>> BEGIN Stored data

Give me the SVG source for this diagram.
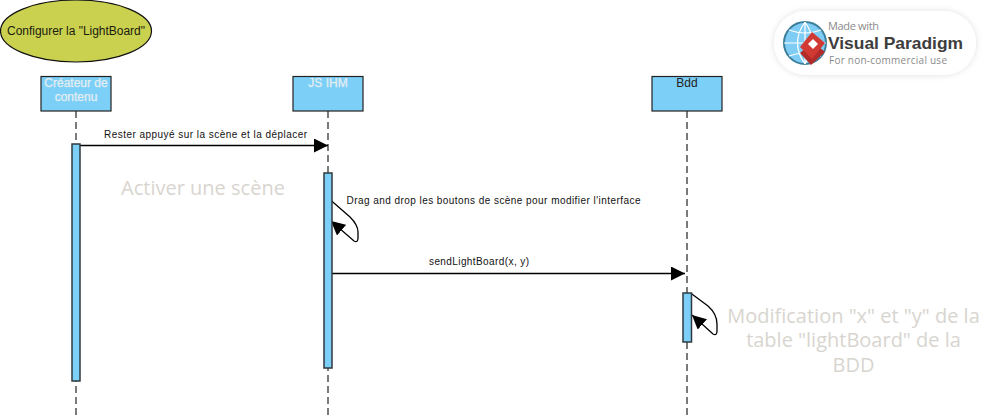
<svg xmlns="http://www.w3.org/2000/svg" width="986" height="420" viewBox="0 0 986 420">
<style>
text{font-family:"Liberation Sans",Arial,sans-serif}
.head{fill:#7ccff7;stroke:#222;stroke-width:1.2}
.ht{fill:#e4eef3;font-size:12px;text-anchor:middle;stroke:#e4eef3;stroke-width:.25}
.act{fill:#7ccff7;stroke:#2f3a40;stroke-width:1.5}
.life{stroke:#7a7a7a;stroke-width:2;stroke-dasharray:7 4;fill:none}
.msg{stroke:#000;stroke-width:1.3;fill:none}
.lbl{font-size:10px;fill:#111}
.note{font-family:"Open Sans","Noto Sans",sans-serif;font-size:20px;fill:#d8d5cf;text-anchor:middle}
.logo{font-family:"Open Sans","Noto Sans",sans-serif;fill:#8a8a8a}
</style>
<defs>
<marker id="ah" markerUnits="userSpaceOnUse" markerWidth="16" markerHeight="14" refX="14" refY="7" orient="auto"><path d="M0 0L14 7L0 14Z" fill="#000"/></marker>
<filter id="sh" x="-10%" y="-20%" width="120%" height="140%"><feDropShadow dx="0" dy="0" stdDeviation="3" flood-color="#000" flood-opacity=".13"/></filter>
</defs>
<rect width="986" height="420" fill="#fff"/>
<g id="title"><ellipse cx="76" cy="31" rx="75.500" ry="31" fill="#c9d14f" stroke="#111" stroke-width="1.2"/><text x="76" y="35" font-size="12" text-anchor="middle" fill="#1c1c10" textLength="138">Configurer la "LightBoard"</text></g>
<g id="connectors">
<path class="life" d="M76 111V416"/><path class="life" d="M328 111V416"/><path class="life" d="M687 111V416"/>
<path class="msg" d="M80 145.500H328" marker-end="url(#ah)"/>
<path class="msg" d="M330.500 200L350 217Q358 225 358 232V238Q358 243 354 241L331 221" marker-end="url(#ah)"/>
<path class="msg" d="M332 273.500H685" marker-end="url(#ah)"/>
<path class="msg" d="M690.500 293L708 306Q717 314 717 324V331Q717 336 713 334L692 315" marker-end="url(#ah)"/>
</g>
<g id="creator"><rect class="head" x="41" y="76.500" width="70" height="34.500"/><text class="ht" x="76" y="87">Créateur de</text><text class="ht" x="76" y="101">contenu</text><rect class="act" x="72" y="144" width="8" height="237"/></g>
<g id="jsihm"><rect class="head" x="293" y="76.500" width="70" height="34.500"/><text class="ht" x="328" y="87">JS IHM</text><rect class="act" x="324" y="173" width="8" height="195"/></g>
<g id="bdd"><rect class="head" x="652" y="76.500" width="70" height="34.500"/><text x="687" y="87" font-size="12" text-anchor="middle" fill="#222">Bdd</text><rect class="act" x="683" y="293" width="8.500" height="49"/></g>
<g id="labels">
<text class="lbl" x="104" y="138" textLength="203">Rester appuyé sur la scène et la déplacer</text>
<text class="lbl" x="346.500" y="204" textLength="294">Drag and drop les boutons de scène pour modifier l'interface</text>
<text class="lbl" x="429" y="265" textLength="100">sendLightBoard(x, y)</text>
<text class="note" x="203" y="194.500">Activer une scène</text>
<text class="note" x="853.500" y="322.500">Modification "x" et "y" de la</text>
<text class="note" x="853.500" y="347">table "lightBoard" de la</text>
<text class="note" x="853.500" y="372">BDD</text>
</g>
<g id="watermark">
<rect x="774" y="11" width="202" height="64" rx="32" fill="#fff" filter="url(#sh)"/>
<circle cx="805" cy="43" r="21" fill="#7fcdf5" stroke="#3c7f9a" stroke-width="2"/>
<path d="M784 43H826M805 22V64M789 30Q805 36 821 30M789 56Q805 50 821 56M805 22Q790 43 805 64M805 22Q820 43 805 64" fill="none" stroke="#fff" stroke-width="1.2"/>
<path d="M800 53L811 65L825 52L813 42Z" fill="#b22b2b"/>
<path d="M800 47L812 32L825 43L812 59Z" fill="#d13a33"/>
<path d="M808 44L813 39L818 44L813 49Z" fill="#fff"/>
<text class="logo" x="828" y="30" font-size="11" textLength="51">Made with</text>
<text x="828" y="49" font-size="17" font-weight="700" fill="#3d3d3d" textLength="135" lengthAdjust="spacingAndGlyphs">Visual Paradigm</text>
<text class="logo" x="829" y="63.500" font-size="10" textLength="118">For non-commercial use</text>
</g>
</svg>
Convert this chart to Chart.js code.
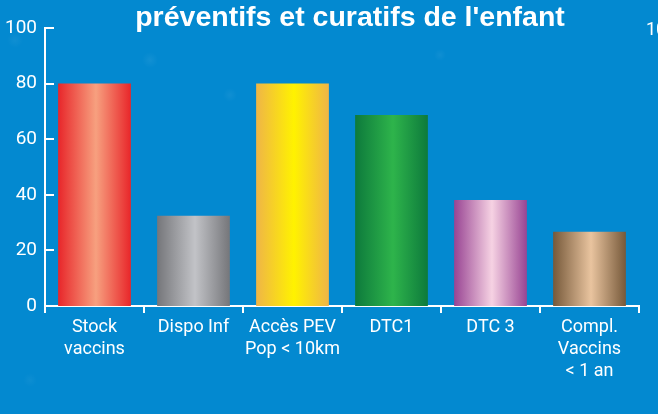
<!DOCTYPE html>
<html>
<head>
<meta charset="utf-8">
<script src="https://cdn.jsdelivr.net/npm/chart.js@4/dist/chart.umd.min.js"></script>
<style>
	html, body { margin: 0; padding: 0; }
	body {
		width: 658px; height: 414px; overflow: hidden;
		background-color: #0389d0;
		background-image:
			radial-gradient(circle at 150px 60px, rgba(255,255,255,0.06) 0, rgba(255,255,255,0) 8px),
			radial-gradient(circle at 230px 95px, rgba(255,255,255,0.05) 0, rgba(255,255,255,0) 7px),
			radial-gradient(circle at 440px 55px, rgba(255,255,255,0.05) 0, rgba(255,255,255,0) 6px),
			radial-gradient(circle at 15px 40px, rgba(255,255,255,0.05) 0, rgba(255,255,255,0) 8px),
			radial-gradient(circle at 30px 380px, rgba(255,255,255,0.04) 0, rgba(255,255,255,0) 7px);
	}
	#wrap { position: relative; width: 658px; height: 414px; }
</style>
</head>
<body>
<div id="wrap"><canvas id="chart" width="658" height="414"></canvas></div>
<script>
// Chart data
const categories = [['Stock', 'vaccins'], 'Dispo Inf', ['Accès PEV', 'Pop < 10km'], 'DTC1', 'DTC 3', ['Compl.', 'Vaccins', '< 1 an']];
const values = [80, 32.5, 80, 68.7, 38.1, 26.7];
const yTicks = [0, 20, 40, 60, 80, 100];

// Bar gradients: edge colour and centre highlight colour
const edgeColours = ['#e8262a', '#75767a', '#efb547', '#0d7a3c', '#984493', '#76593a'];
const centreColours = ['#f7a07f', '#c2c3c7', '#fff200', '#2eb44b', '#f6d2e3', '#e9c49f'];

const titleText = "préventifs et curatifs de l'enfant";
const fontFamily = "Roboto, 'Liberation Sans', Arial, sans-serif";

const barPct = 0.735;

// Horizontal dark-light-dark gradient for each bar
function barGradient (context)
{
	const chart = context.chart;
	const i = context.dataIndex;
	const xScale = chart.scales.x;
	if (!chart.chartArea || !xScale || i === undefined) {
		return edgeColours[i] || '#fff';
	}
	const centre = xScale.getPixelForValue(i);
	const half = (xScale.width / categories.length) * barPct / 2;
	const g = chart.ctx.createLinearGradient(centre - half, 0, centre + half, 0);
	g.addColorStop(0, edgeColours[i]);
	g.addColorStop(0.52, centreColours[i]);
	g.addColorStop(1, edgeColours[i]);
	return g;
}

// Inward ticks on the y axis, title and the clipped neighbour label
const decorations = {
	id: 'decorations',
	afterDraw (chart) {
		const ctx = chart.ctx;
		const y = chart.scales.y;
		ctx.save();
		ctx.strokeStyle = '#ffffff';
		ctx.lineWidth = 2;
		y.ticks.forEach(t => {
			const py = Math.round(y.getPixelForValue(t.value));
			ctx.beginPath();
			ctx.moveTo(chart.chartArea.left, py);
			ctx.lineTo(chart.chartArea.left + 9, py);
			ctx.stroke();
		});
		ctx.fillStyle = '#ffffff';
		ctx.font = "bold 28.5px 'Liberation Sans', Arial, sans-serif";
		ctx.textAlign = 'center';
		ctx.textBaseline = 'alphabetic';
		ctx.fillText(titleText, 350, 26);
		ctx.font = '18px ' + fontFamily;
		ctx.textAlign = 'left';
		ctx.fillText('100', 646, 35);
		ctx.restore();
	}
};

new Chart(document.getElementById('chart').getContext('2d'), {
	type: 'bar',
	data: {
		labels: categories,
		datasets: [{
			data: values,
			backgroundColor: barGradient,
			borderWidth: 0,
			categoryPercentage: 1,
			barPercentage: barPct
		}]
	},
	options: {
		responsive: false,
		animation: false,
		layout: {
			padding: { top: 28, right: 19, left: 0, bottom: 0 }
		},
		plugins: {
			legend: { display: false },
			tooltip: { enabled: false }
		},
		scales: {
			x: {
				offset: true,
				afterFit: (scale) => { scale.height = 108; },
				grid: {
					display: true,
					offset: true,
					drawOnChartArea: false,
					color: '#ffffff',
					lineWidth: 2,
					tickLength: 7
				},
				border: { display: true, color: '#ffffff', width: 2 },
				ticks: {
					color: '#ffffff',
					padding: 4,
					maxRotation: 0,
					autoSkip: false,
					font: { family: fontFamily, size: 18, lineHeight: 1.2 }
				}
			},
			y: {
				min: 0,
				max: 100,
				afterFit: (scale) => { scale.width = 45; },
				afterBuildTicks: (scale) => { scale.ticks = yTicks.map(v => ({ value: v })); },
				grid: { display: false, drawTicks: false, tickLength: 0 },
				border: { display: true, color: '#ffffff', width: 2 },
				ticks: {
					color: '#ffffff',
					padding: 8,
					font: { family: fontFamily, size: 19 }
				}
			}
		}
	},
	plugins: [decorations]
});
</script>
</body>
</html>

>> END Stored data

**Written instruction**:
Output exactly the lines above, from the line with "Convert this chart to Chart.js code." to the line with "const barPct = 0.735;", both included; skip the pictures.

**Full answer**:
Convert this chart to Chart.js code.
<!DOCTYPE html>
<html>
<head>
<meta charset="utf-8">
<script src="https://cdn.jsdelivr.net/npm/chart.js@4/dist/chart.umd.min.js"></script>
<style>
	html, body { margin: 0; padding: 0; }
	body {
		width: 658px; height: 414px; overflow: hidden;
		background-color: #0389d0;
		background-image:
			radial-gradient(circle at 150px 60px, rgba(255,255,255,0.06) 0, rgba(255,255,255,0) 8px),
			radial-gradient(circle at 230px 95px, rgba(255,255,255,0.05) 0, rgba(255,255,255,0) 7px),
			radial-gradient(circle at 440px 55px, rgba(255,255,255,0.05) 0, rgba(255,255,255,0) 6px),
			radial-gradient(circle at 15px 40px, rgba(255,255,255,0.05) 0, rgba(255,255,255,0) 8px),
			radial-gradient(circle at 30px 380px, rgba(255,255,255,0.04) 0, rgba(255,255,255,0) 7px);
	}
	#wrap { position: relative; width: 658px; height: 414px; }
</style>
</head>
<body>
<div id="wrap"><canvas id="chart" width="658" height="414"></canvas></div>
<script>
// Chart data
const categories = [['Stock', 'vaccins'], 'Dispo Inf', ['Accès PEV', 'Pop < 10km'], 'DTC1', 'DTC 3', ['Compl.', 'Vaccins', '< 1 an']];
const values = [80, 32.5, 80, 68.7, 38.1, 26.7];
const yTicks = [0, 20, 40, 60, 80, 100];

// Bar gradients: edge colour and centre highlight colour
const edgeColours = ['#e8262a', '#75767a', '#efb547', '#0d7a3c', '#984493', '#76593a'];
const centreColours = ['#f7a07f', '#c2c3c7', '#fff200', '#2eb44b', '#f6d2e3', '#e9c49f'];

const titleText = "préventifs et curatifs de l'enfant";
const fontFamily = "Roboto, 'Liberation Sans', Arial, sans-serif";

const barPct = 0.735;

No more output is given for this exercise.